■ Given request
Reproduce, character for character, the lines below from the first through the one with "(0,0) rectangle (7972,1284);". Leave pictures out.

◇ ◇ ◇ ◇ ◇ ◇ ◇

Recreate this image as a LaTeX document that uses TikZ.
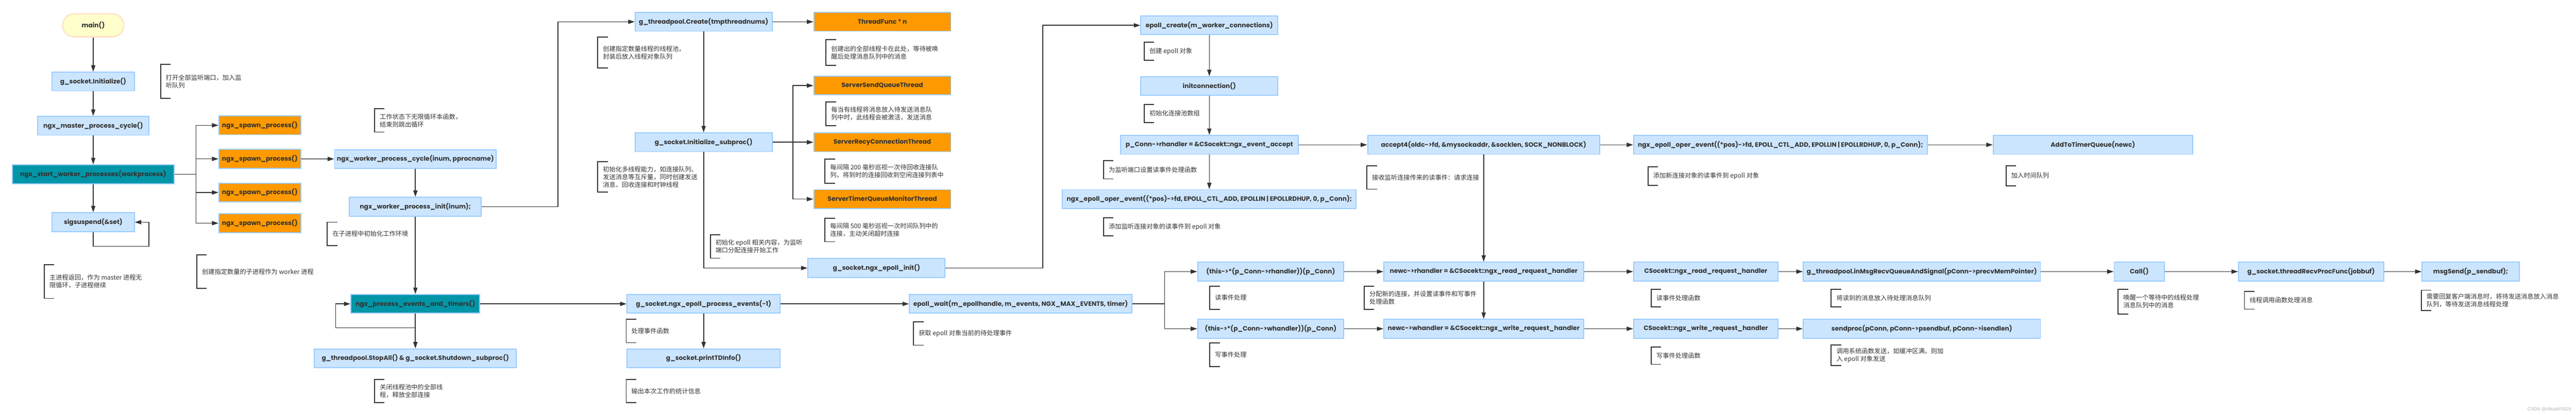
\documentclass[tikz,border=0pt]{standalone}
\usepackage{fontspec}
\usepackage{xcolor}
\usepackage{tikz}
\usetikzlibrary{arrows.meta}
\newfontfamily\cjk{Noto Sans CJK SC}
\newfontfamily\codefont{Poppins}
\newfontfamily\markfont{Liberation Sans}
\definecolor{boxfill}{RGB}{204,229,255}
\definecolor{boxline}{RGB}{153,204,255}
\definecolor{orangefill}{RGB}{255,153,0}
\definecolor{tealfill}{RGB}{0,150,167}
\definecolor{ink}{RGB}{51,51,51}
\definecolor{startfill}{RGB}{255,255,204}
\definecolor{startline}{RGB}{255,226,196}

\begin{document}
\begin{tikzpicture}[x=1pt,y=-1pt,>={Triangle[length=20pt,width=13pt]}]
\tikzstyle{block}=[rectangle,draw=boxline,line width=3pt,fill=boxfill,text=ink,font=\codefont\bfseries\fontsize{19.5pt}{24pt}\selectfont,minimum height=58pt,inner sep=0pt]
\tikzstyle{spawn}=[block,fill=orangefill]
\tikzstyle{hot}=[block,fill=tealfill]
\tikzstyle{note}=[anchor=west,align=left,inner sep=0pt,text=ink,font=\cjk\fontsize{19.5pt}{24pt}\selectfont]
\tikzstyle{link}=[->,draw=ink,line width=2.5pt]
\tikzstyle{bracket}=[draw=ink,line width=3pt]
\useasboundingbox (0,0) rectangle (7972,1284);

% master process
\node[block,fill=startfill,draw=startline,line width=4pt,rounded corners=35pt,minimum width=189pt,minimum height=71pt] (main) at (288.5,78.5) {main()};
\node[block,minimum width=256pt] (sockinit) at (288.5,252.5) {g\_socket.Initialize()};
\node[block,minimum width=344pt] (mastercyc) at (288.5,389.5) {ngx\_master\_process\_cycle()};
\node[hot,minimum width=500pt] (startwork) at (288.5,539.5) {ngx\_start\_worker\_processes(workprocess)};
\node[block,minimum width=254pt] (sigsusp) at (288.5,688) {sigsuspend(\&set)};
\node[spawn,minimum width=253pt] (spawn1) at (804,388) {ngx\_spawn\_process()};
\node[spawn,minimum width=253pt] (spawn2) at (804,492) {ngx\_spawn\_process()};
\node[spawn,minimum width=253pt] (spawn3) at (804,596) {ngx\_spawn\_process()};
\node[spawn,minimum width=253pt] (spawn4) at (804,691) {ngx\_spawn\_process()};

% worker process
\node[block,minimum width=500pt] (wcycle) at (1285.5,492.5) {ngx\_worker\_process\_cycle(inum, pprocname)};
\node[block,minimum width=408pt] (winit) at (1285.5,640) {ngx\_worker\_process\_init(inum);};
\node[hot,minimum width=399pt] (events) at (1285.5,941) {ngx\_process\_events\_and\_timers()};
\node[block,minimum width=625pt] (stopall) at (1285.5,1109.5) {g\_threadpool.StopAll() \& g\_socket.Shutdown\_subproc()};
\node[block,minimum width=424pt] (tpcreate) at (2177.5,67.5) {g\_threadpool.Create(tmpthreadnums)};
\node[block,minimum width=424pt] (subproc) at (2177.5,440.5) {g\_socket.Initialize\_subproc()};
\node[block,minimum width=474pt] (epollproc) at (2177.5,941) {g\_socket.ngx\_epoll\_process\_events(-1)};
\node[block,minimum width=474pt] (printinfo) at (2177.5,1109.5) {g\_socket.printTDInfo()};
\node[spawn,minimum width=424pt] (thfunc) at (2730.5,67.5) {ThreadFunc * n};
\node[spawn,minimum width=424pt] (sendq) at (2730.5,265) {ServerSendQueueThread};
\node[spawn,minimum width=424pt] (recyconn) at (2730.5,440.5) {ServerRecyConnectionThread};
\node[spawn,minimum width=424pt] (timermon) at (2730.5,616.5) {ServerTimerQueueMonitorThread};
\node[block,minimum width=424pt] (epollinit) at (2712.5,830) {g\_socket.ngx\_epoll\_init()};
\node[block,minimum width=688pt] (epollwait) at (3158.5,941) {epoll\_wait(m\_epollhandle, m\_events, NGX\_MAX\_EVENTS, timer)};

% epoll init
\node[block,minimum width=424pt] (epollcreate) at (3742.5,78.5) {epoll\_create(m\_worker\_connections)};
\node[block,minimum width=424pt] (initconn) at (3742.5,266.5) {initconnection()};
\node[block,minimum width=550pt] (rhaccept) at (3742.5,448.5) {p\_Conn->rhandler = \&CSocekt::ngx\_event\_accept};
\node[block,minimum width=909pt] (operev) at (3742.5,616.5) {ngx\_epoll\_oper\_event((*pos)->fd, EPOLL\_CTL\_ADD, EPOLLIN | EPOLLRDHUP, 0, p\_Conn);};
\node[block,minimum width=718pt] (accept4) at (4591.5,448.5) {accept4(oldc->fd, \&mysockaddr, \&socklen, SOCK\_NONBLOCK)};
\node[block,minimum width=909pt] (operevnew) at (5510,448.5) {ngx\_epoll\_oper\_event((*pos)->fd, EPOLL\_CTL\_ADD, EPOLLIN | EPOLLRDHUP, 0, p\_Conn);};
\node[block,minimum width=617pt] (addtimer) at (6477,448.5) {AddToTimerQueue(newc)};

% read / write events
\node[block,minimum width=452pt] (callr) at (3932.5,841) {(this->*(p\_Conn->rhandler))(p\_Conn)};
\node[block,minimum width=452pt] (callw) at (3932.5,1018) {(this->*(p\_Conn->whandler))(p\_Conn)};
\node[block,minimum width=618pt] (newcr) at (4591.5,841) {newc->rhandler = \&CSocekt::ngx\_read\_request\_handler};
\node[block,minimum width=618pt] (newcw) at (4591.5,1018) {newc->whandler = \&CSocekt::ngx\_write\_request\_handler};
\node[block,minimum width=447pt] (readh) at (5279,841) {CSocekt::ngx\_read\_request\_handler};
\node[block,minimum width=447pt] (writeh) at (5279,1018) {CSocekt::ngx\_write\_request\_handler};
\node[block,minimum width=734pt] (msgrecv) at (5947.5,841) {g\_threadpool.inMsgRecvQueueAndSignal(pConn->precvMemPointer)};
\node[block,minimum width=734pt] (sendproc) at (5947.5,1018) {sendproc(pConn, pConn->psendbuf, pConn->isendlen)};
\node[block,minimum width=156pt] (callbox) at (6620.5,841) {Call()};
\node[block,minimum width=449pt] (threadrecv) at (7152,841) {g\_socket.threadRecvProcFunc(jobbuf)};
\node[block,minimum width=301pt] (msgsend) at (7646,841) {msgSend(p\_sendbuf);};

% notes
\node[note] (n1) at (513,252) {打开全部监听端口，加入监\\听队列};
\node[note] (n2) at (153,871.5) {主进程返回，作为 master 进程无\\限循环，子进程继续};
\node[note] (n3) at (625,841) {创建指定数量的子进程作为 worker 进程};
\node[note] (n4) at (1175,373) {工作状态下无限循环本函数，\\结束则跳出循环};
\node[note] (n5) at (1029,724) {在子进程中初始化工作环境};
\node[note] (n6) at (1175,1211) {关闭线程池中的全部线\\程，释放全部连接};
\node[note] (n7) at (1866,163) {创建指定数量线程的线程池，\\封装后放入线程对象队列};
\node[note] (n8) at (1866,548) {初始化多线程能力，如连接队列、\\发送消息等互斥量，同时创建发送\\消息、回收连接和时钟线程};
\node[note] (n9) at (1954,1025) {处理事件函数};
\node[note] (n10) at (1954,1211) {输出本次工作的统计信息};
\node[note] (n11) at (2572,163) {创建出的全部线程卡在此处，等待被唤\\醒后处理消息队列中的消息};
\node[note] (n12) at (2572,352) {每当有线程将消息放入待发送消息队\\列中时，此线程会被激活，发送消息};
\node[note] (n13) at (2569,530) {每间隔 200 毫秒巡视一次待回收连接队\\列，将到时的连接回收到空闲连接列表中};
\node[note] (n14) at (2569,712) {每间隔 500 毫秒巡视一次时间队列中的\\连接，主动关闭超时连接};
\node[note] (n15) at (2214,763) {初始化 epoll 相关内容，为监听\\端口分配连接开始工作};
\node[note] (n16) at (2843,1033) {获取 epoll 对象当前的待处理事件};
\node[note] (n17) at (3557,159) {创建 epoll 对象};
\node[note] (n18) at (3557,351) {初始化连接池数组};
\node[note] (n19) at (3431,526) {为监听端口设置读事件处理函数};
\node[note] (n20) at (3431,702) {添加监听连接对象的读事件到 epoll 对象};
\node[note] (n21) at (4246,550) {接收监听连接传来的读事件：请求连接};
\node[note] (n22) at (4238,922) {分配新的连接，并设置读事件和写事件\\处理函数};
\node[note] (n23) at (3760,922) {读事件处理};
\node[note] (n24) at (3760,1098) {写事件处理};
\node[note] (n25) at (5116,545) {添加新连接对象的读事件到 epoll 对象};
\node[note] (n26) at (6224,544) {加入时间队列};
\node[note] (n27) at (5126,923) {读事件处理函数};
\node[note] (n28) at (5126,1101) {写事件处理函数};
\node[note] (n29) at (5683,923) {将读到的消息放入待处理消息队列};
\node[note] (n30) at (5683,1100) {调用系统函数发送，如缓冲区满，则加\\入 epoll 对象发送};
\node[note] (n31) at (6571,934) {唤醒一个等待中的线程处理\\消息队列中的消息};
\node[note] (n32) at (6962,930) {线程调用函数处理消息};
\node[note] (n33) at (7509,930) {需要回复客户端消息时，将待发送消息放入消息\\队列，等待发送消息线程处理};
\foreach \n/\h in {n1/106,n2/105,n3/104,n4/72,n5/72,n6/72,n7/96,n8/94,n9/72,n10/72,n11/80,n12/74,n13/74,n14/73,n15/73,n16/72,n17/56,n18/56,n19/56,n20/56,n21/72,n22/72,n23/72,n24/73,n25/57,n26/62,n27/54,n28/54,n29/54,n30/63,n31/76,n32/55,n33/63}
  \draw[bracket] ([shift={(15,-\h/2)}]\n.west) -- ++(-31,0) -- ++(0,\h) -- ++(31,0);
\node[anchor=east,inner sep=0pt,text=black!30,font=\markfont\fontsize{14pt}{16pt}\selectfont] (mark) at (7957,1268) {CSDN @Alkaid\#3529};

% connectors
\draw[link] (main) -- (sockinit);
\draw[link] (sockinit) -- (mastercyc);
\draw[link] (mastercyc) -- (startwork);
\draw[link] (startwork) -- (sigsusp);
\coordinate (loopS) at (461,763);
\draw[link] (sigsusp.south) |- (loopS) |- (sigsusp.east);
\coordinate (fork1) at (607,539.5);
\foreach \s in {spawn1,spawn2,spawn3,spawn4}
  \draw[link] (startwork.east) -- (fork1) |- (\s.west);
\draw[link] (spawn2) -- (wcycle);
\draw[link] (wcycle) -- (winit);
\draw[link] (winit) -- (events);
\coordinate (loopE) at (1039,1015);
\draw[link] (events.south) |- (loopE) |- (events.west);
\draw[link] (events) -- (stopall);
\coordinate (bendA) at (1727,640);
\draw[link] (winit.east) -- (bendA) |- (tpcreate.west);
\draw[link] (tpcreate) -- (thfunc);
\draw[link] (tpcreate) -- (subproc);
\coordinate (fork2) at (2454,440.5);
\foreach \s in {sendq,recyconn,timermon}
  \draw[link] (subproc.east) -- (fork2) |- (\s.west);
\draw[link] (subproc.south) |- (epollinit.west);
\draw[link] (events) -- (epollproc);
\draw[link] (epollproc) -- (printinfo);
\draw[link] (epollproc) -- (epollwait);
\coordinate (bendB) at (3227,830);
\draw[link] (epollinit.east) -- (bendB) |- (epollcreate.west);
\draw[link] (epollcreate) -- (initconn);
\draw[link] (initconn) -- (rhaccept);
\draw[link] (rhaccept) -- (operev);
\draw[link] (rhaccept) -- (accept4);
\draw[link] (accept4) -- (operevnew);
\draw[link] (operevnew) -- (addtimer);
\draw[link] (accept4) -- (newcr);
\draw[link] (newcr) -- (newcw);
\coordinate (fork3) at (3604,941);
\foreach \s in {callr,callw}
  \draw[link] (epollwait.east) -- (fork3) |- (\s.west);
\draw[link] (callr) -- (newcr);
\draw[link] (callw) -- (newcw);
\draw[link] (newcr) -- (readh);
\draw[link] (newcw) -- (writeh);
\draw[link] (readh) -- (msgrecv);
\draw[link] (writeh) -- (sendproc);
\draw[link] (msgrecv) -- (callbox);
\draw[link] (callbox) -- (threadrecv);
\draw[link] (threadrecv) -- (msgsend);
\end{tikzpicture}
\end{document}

◇ ◇ ◇ ◇ ◇ ◇ ◇

■ Exercise response
Recreate this image as a LaTeX document that uses TikZ.
\documentclass[tikz,border=0pt]{standalone}
\usepackage{fontspec}
\usepackage{xcolor}
\usepackage{tikz}
\usetikzlibrary{arrows.meta}
\newfontfamily\cjk{Noto Sans CJK SC}
\newfontfamily\codefont{Poppins}
\newfontfamily\markfont{Liberation Sans}
\definecolor{boxfill}{RGB}{204,229,255}
\definecolor{boxline}{RGB}{153,204,255}
\definecolor{orangefill}{RGB}{255,153,0}
\definecolor{tealfill}{RGB}{0,150,167}
\definecolor{ink}{RGB}{51,51,51}
\definecolor{startfill}{RGB}{255,255,204}
\definecolor{startline}{RGB}{255,226,196}

\begin{document}
\begin{tikzpicture}[x=1pt,y=-1pt,>={Triangle[length=20pt,width=13pt]}]
\tikzstyle{block}=[rectangle,draw=boxline,line width=3pt,fill=boxfill,text=ink,font=\codefont\bfseries\fontsize{19.5pt}{24pt}\selectfont,minimum height=58pt,inner sep=0pt]
\tikzstyle{spawn}=[block,fill=orangefill]
\tikzstyle{hot}=[block,fill=tealfill]
\tikzstyle{note}=[anchor=west,align=left,inner sep=0pt,text=ink,font=\cjk\fontsize{19.5pt}{24pt}\selectfont]
\tikzstyle{link}=[->,draw=ink,line width=2.5pt]
\tikzstyle{bracket}=[draw=ink,line width=3pt]
\useasboundingbox (0,0) rectangle (7972,1284);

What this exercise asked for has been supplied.